SHIROKURO

Dancing in the shadow of your counterpart ****

from: Theaterkrant 30/1/2013

Shirokuro plays off extremes against one another: darkness against light; sound against silence; playful humour against rigidity. The Japanese title literally means ‘black-white’. It is a co-creation by pianist and visual artist Tomoko Mukaiyama, choreographer Nicole Beutler and lighting designer Jean Kalman, and it is guided throughout by the impassioned and uncompromising music of Russian composer Galina Ustwolskaja. Shirokuro is an aesthetic experience packed with pathos and the occasional tender aside.

The idea of a ‘dance concert’ inspired Beutler and Mukaiyama and brought them together. Their search for the right music ended when they found the work of Ustwolskaja, a composer of intensely physical music who led a reclusive existence in Russia. She only received recognition late in life, largely thanks to the efforts of Reinbert de Leeuw.

Shirokuro opens with modest lighting from three fluorescent bulbs distributed about the stage. Mukaiyama’s piano concert is prefaced with a mysterious soundscape of breathing followed by soft mechanical beeping. Soon after this she enters the stage, barely visible and murmuring as she rummages about near one of the lights. Then she takes the lamp and settles with it at her piano.

Mukaiyama’s appearance is almost bestial, as when the audience can only discern her naked back framed by a mass of black hair. And this impression is only intensified by the physicality of her piano playing: she hammers the keys with her wrists and fists and energetically swings her full weight up and down to achieve maximum power. There is an endearing quality to it, especially because Mukaiyama occasionally intersperses Ustwolskaja’s music with the diffident tones of Schubert. This contrast creates a musical tension. The arrival of dancer Mitchell Lee van Rooij on the dimly lit stage introduces a new contrast; initially only his white shirt catches the light and he, like Mukaiyama, is an undefined creature in motion. The element of suggestion is continually being fed in Shirokuro.

Former Scapino dancer Rooij moves about the gradually brightening space, hacking it to pieces with vigorous sweeps of his arms – using his full weight and paralleling Mukaiyama’s piano playing. His lowered hips and powerfully swaying arms recall the vocabulary of some martial art. But the movements also transform, such as when Van Rooij and Mukaiyama (looking like Yoko Ono in her black wig) begin their slow and serene pas de deux, with Mukaiyama almost literally dancing in the shadow of her counterpart.

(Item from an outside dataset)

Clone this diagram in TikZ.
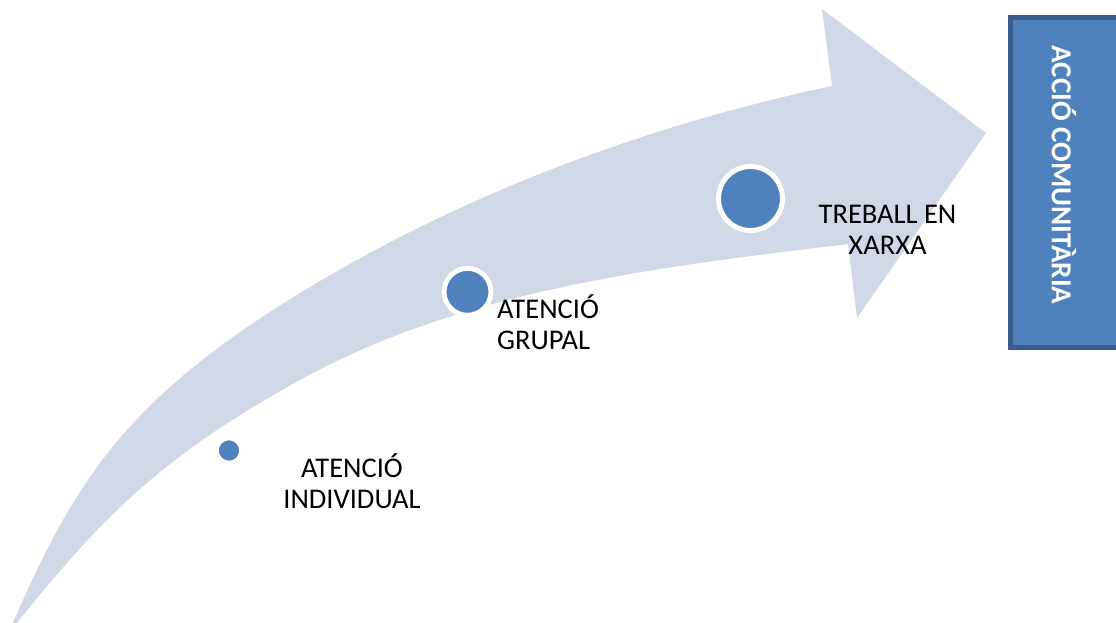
\documentclass[tikz,border=0pt]{standalone}
\usepackage{fontspec}
\setmainfont{Carlito}
\usepackage{tikz}
\usetikzlibrary{positioning}

\definecolor{arrowfill}{HTML}{D0D8E8}
\definecolor{stageblue}{HTML}{4F81BD}
\definecolor{boxborder}{HTML}{385D8A}

\tikzset{
  stage/.style={circle, fill=stageblue, draw=white, inner sep=0pt},
  stagetext/.style={font=\fontsize{28.5}{31}\selectfont, inner sep=0pt},
  finalbox/.style={rectangle, fill=stageblue, draw=boxborder, line width=5pt, inner sep=0pt},
}

\begin{document}
\begin{tikzpicture}[x=1pt, y=-1pt]
        \useasboundingbox (0,0) rectangle (1116,623);

        % Curved arrow: outer edge, head, then inner edge back to the tail
        \fill[arrowfill] (8,634)
            .. controls (71.5,487.1) and (120.7,402.4) .. (300,293)
            .. controls (462.3,194) and (646.2,125.3) .. (832,86)
            -- (822,9) -- (986,133) -- (857,318) -- (848,244)
            .. controls (661.3,266.7) and (464.5,289) .. (300,380)
            .. controls (160,457.4) and (101.5,516.7) .. (8,634) -- cycle;

        % Stages along the arrow
        \node[stage, minimum size=22pt, line width=1.5pt] (individual) at (229,450.5) {};
        \node[stage, minimum size=46.8pt, line width=4.8pt] (grupal) at (467.5,291.8) {};
        \node[stage, minimum size=64pt, line width=5pt] (xarxa) at (750.5,198.5) {};

        % Labels
        \node[stagetext, align=center] (lbl-individual) at (352,481) {ATENCIÓ\\INDIVIDUAL};
        \node[stagetext, align=left, anchor=west] (lbl-grupal) at (497,322) {ATENCIÓ\\GRUPAL};
        \node[stagetext, align=center] (lbl-xarxa) at (887.5,230) {TREBALL EN\\XARXA};

        % Goal box on the right
        \node[finalbox, minimum width=119.5pt, minimum height=330pt] (comunitaria) at (1070.25,182.5) {};
        \node[rotate=-90, text=white, font=\bfseries\fontsize{29}{32}\selectfont, inner sep=0pt] (lbl-comunitaria) at (1064,175) {ACCIÓ COMUNITÀRIA};
\end{tikzpicture}
\end{document}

Penetrating beams of light from behind the silver-grey curtains herald a new scene. The stage design for Shirokuro continually shifts perspective: initially subtle, it gradually becomes increasingly insistent. Jean Kalman has used simple tools to create new landscapes. In one of his set pieces, thousands of black scraps flutter to the floor, to the accompaniment of a delicate rustling sound. This is no brief or superficial effect; it is long, persistent. It is astonishing to what extent this trio of artists have galvanised one another in their pursuit of extremes. Shirokuro merges stage design, dance and music in a gripping sensory experience.